* _Data provided_
╔══
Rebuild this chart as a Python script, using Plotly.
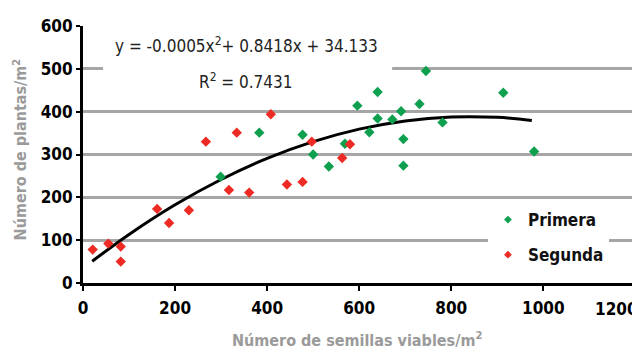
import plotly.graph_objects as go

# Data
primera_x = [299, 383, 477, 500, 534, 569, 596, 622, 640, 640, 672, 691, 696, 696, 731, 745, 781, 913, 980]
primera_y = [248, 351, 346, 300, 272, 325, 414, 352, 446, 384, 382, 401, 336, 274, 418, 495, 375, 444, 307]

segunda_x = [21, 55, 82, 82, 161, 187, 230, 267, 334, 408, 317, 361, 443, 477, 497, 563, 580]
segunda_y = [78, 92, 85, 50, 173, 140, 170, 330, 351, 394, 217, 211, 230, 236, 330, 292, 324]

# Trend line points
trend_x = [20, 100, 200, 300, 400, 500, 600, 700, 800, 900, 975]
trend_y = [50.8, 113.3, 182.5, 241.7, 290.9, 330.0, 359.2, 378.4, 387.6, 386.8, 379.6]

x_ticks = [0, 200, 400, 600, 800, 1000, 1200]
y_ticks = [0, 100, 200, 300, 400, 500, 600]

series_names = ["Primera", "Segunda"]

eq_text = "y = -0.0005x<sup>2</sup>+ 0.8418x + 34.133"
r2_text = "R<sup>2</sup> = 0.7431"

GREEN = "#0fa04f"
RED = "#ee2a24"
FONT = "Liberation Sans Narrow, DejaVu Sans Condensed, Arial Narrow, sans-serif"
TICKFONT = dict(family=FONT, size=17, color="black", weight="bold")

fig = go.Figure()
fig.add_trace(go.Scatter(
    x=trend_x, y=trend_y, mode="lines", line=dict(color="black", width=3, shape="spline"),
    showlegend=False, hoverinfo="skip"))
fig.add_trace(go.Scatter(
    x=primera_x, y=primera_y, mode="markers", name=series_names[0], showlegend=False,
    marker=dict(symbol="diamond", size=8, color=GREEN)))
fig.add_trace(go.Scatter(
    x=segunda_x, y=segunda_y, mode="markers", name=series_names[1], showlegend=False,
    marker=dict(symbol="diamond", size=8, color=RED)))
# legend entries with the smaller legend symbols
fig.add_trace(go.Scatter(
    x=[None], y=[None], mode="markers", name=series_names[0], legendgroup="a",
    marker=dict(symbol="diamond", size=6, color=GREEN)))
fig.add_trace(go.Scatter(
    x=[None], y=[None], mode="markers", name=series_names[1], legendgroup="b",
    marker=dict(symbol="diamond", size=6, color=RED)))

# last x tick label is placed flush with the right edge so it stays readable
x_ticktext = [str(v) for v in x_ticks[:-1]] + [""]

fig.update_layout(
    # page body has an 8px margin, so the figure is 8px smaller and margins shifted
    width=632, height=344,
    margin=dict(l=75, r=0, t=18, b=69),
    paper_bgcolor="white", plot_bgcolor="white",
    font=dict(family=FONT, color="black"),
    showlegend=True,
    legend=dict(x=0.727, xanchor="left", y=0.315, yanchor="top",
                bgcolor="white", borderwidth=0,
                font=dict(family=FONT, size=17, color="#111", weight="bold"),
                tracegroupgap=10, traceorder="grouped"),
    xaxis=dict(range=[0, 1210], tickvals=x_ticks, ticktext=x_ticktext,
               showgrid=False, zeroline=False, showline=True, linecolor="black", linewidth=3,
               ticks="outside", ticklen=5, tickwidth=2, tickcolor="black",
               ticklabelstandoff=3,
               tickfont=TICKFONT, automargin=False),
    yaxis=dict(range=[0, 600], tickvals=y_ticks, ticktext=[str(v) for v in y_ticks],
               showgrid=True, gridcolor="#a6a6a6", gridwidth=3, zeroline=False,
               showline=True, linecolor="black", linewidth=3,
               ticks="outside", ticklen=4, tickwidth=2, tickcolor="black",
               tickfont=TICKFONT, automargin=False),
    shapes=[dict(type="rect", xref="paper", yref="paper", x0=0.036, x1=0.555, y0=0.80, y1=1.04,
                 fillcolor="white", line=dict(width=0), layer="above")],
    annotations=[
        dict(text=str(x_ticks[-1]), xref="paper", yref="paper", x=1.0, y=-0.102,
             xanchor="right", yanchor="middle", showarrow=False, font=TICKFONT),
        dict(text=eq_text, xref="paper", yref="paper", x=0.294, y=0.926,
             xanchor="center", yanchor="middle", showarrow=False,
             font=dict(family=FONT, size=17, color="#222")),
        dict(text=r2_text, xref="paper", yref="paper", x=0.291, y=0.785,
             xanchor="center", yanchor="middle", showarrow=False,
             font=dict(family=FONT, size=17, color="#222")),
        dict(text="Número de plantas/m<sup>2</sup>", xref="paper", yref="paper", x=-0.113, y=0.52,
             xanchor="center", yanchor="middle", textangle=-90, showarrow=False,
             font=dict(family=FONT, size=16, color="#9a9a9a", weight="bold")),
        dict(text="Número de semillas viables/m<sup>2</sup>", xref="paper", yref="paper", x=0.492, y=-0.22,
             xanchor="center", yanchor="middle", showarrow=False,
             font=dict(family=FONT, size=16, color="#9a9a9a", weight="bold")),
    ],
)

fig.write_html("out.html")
╚══
* _What is needed_
Please repeat exactly the data above from its first line to the line that contains "import plotly.graph_objects as go", inclusive, and leave every picture out.

* _Finished exercise_
Rebuild this chart as a Python script, using Plotly.
import plotly.graph_objects as go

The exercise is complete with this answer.